▶ [DO THIS] Identify the lines that contain the string "Give", then copy each of them.

▶ [MATERIAL SHOWN]

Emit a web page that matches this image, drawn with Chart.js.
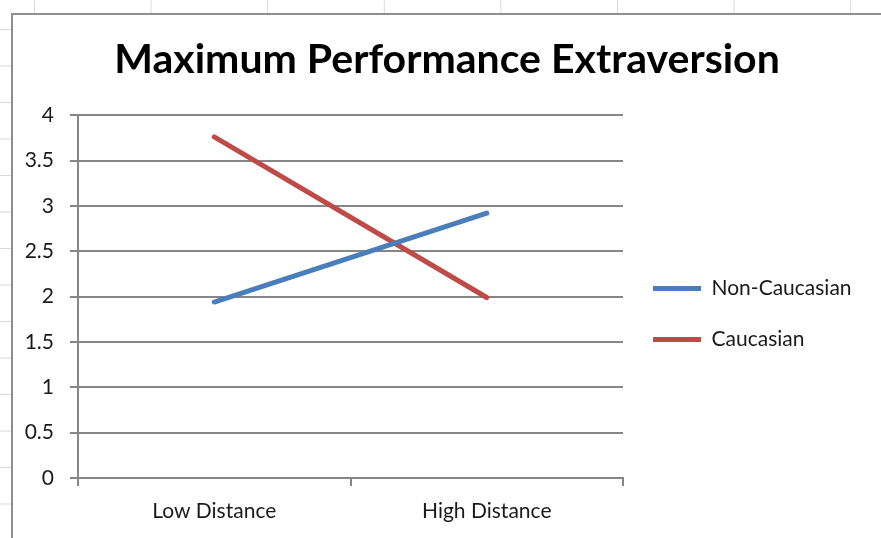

==

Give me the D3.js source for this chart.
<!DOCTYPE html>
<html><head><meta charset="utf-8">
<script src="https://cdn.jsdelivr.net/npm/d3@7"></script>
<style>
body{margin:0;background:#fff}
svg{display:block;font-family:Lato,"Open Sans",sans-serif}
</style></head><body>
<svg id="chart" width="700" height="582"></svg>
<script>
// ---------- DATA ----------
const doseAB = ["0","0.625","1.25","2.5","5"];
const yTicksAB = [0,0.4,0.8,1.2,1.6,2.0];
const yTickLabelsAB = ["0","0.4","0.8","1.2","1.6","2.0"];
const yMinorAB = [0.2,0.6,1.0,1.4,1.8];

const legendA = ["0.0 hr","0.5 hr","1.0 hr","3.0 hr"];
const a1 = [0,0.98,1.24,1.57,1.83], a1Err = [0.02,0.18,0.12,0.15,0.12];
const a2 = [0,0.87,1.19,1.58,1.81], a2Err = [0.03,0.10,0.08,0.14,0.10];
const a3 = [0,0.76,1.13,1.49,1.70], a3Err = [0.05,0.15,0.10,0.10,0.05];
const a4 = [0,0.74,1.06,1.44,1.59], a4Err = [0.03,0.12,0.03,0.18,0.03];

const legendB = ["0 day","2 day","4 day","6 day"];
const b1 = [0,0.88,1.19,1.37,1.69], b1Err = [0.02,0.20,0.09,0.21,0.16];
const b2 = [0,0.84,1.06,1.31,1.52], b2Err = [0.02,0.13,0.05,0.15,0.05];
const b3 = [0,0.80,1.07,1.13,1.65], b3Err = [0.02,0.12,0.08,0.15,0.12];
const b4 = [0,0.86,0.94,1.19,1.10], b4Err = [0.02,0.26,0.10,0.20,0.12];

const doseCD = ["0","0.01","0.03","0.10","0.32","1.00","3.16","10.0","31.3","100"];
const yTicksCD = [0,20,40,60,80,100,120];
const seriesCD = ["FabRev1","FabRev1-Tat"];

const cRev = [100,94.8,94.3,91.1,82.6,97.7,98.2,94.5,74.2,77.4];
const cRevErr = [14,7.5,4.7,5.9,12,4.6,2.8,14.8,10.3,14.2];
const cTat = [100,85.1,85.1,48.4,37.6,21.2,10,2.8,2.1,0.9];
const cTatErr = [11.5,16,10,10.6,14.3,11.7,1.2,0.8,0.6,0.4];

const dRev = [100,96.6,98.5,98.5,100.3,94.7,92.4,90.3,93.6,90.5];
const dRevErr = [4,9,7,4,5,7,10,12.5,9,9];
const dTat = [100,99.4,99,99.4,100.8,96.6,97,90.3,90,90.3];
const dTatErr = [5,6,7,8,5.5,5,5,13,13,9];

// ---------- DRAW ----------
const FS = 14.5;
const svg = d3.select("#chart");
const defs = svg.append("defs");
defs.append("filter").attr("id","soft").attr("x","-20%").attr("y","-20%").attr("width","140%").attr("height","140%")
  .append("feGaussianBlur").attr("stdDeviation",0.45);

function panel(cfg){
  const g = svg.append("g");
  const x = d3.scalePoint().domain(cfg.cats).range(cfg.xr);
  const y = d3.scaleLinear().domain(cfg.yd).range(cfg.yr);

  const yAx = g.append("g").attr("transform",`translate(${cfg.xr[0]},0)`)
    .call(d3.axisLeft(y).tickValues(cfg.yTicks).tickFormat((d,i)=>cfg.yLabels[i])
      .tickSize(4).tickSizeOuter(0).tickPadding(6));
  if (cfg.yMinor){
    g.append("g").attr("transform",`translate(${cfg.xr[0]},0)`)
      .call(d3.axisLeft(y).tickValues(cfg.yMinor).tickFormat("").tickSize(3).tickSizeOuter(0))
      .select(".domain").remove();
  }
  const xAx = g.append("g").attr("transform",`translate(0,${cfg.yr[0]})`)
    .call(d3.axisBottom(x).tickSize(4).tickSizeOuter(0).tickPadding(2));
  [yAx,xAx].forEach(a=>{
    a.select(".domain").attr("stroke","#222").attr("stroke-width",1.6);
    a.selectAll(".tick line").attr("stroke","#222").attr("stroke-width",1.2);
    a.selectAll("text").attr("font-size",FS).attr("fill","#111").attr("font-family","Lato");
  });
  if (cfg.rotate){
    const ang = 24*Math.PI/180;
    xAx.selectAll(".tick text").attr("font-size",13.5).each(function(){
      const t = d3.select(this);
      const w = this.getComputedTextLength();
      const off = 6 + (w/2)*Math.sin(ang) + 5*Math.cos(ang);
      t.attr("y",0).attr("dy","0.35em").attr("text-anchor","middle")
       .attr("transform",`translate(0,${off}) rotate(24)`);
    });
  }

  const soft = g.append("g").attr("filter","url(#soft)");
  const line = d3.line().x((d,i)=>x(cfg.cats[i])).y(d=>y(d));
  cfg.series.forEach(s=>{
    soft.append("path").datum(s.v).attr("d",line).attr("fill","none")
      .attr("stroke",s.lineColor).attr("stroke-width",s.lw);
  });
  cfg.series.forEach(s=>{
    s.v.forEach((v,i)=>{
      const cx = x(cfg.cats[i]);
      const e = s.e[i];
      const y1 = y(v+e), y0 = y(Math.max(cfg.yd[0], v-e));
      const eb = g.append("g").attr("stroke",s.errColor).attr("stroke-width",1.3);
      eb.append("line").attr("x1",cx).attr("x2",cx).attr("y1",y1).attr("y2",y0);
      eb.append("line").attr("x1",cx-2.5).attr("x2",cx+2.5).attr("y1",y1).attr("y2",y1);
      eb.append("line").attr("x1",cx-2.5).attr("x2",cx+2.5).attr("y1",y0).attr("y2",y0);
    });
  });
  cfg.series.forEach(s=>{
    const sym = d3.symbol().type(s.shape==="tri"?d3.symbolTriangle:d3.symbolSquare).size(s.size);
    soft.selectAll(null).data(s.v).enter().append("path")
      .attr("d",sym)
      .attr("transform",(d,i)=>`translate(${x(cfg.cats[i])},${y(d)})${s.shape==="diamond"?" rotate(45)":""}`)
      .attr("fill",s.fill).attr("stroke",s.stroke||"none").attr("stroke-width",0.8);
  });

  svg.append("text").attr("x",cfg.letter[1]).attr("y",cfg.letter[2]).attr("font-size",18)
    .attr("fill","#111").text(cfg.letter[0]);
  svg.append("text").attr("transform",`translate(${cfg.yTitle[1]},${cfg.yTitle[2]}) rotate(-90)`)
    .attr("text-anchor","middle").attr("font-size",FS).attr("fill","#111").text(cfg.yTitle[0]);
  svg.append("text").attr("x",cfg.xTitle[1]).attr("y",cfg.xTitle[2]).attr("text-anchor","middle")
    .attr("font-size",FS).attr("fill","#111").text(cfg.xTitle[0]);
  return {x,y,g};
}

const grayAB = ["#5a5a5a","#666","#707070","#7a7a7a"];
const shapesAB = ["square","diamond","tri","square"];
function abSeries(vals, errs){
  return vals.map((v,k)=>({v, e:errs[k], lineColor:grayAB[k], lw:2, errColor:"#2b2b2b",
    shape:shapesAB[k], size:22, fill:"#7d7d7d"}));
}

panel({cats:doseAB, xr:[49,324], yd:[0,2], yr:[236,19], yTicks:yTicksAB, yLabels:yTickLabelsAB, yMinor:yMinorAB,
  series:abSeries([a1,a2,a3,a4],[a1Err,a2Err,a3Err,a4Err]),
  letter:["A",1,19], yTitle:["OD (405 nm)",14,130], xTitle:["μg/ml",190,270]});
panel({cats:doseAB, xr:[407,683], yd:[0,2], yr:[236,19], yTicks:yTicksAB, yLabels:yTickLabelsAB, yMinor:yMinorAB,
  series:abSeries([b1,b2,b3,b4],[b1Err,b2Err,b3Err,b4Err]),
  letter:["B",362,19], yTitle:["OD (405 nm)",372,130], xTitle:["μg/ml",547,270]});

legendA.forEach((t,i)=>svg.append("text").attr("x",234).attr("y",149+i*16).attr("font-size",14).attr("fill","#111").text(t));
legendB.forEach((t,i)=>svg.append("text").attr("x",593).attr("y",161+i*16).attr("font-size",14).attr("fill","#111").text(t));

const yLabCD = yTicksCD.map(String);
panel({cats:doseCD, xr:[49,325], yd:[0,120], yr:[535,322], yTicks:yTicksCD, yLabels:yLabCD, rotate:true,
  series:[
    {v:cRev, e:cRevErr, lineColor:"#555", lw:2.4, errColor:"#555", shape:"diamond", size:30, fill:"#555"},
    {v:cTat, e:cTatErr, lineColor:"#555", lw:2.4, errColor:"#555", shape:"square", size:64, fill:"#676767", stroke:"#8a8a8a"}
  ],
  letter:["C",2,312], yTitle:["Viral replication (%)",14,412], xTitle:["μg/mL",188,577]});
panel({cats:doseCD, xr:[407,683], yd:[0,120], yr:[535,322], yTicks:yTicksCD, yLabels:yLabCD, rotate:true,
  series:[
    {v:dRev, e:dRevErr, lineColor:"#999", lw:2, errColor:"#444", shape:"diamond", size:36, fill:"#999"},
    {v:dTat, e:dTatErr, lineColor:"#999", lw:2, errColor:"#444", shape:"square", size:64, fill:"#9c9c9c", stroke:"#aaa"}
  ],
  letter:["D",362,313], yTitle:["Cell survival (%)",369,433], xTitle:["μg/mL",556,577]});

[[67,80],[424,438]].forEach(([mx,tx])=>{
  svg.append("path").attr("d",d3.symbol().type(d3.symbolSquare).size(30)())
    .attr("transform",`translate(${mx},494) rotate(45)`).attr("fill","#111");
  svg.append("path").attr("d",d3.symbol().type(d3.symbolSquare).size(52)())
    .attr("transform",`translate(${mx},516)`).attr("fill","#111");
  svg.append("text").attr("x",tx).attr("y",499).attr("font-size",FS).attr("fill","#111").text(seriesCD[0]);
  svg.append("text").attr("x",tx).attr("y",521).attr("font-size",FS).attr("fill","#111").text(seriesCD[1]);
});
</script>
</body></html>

...

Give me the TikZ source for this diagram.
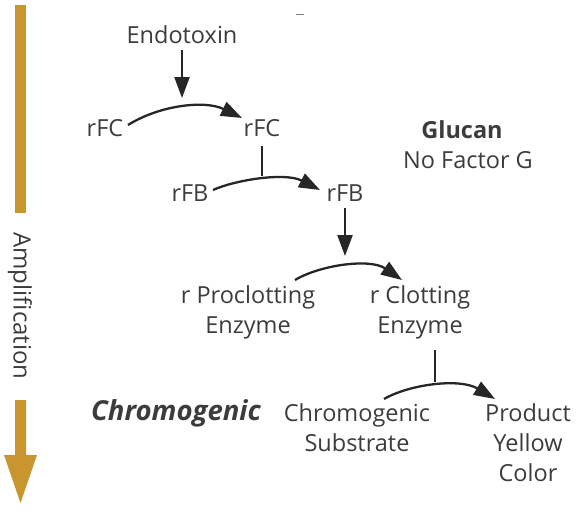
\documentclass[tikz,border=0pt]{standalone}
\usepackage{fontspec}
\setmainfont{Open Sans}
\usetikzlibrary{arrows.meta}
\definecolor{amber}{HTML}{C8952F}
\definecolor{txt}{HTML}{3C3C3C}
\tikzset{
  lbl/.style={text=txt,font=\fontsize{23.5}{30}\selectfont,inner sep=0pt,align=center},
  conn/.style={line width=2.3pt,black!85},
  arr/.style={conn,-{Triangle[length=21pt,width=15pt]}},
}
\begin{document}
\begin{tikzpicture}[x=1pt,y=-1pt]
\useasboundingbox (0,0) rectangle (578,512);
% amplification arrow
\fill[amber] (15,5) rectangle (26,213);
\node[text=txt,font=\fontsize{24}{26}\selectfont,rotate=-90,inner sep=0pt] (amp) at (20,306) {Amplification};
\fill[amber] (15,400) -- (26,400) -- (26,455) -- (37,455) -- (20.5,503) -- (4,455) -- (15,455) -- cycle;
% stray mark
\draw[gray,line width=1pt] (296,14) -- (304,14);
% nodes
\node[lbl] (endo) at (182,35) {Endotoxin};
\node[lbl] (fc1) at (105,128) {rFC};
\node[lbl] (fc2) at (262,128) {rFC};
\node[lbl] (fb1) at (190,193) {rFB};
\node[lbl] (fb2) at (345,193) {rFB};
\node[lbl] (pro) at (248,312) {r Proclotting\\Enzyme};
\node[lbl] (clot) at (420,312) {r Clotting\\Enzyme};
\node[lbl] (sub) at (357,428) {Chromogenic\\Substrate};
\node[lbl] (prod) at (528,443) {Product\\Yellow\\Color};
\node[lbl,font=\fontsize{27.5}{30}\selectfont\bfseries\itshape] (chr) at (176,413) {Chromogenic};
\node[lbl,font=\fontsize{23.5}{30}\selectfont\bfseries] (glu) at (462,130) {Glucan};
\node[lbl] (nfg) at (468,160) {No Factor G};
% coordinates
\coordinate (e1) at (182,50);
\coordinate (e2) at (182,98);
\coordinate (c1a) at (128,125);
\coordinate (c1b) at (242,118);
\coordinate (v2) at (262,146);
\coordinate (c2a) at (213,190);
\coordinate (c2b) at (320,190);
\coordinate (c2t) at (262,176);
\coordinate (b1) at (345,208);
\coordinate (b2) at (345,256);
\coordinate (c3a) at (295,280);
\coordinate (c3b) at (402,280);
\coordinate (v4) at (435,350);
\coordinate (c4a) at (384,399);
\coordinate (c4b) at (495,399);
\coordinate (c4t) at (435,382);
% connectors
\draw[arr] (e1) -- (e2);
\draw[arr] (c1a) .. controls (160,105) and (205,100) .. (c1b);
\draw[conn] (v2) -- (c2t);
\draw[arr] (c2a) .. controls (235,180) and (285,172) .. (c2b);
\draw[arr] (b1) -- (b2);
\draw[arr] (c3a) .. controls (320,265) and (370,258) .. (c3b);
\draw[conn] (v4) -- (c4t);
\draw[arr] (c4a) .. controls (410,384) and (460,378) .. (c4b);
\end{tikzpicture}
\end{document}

▶ [EXPECTED OUTPUT]
Give me the D3.js source for this chart.
Give me the TikZ source for this diagram.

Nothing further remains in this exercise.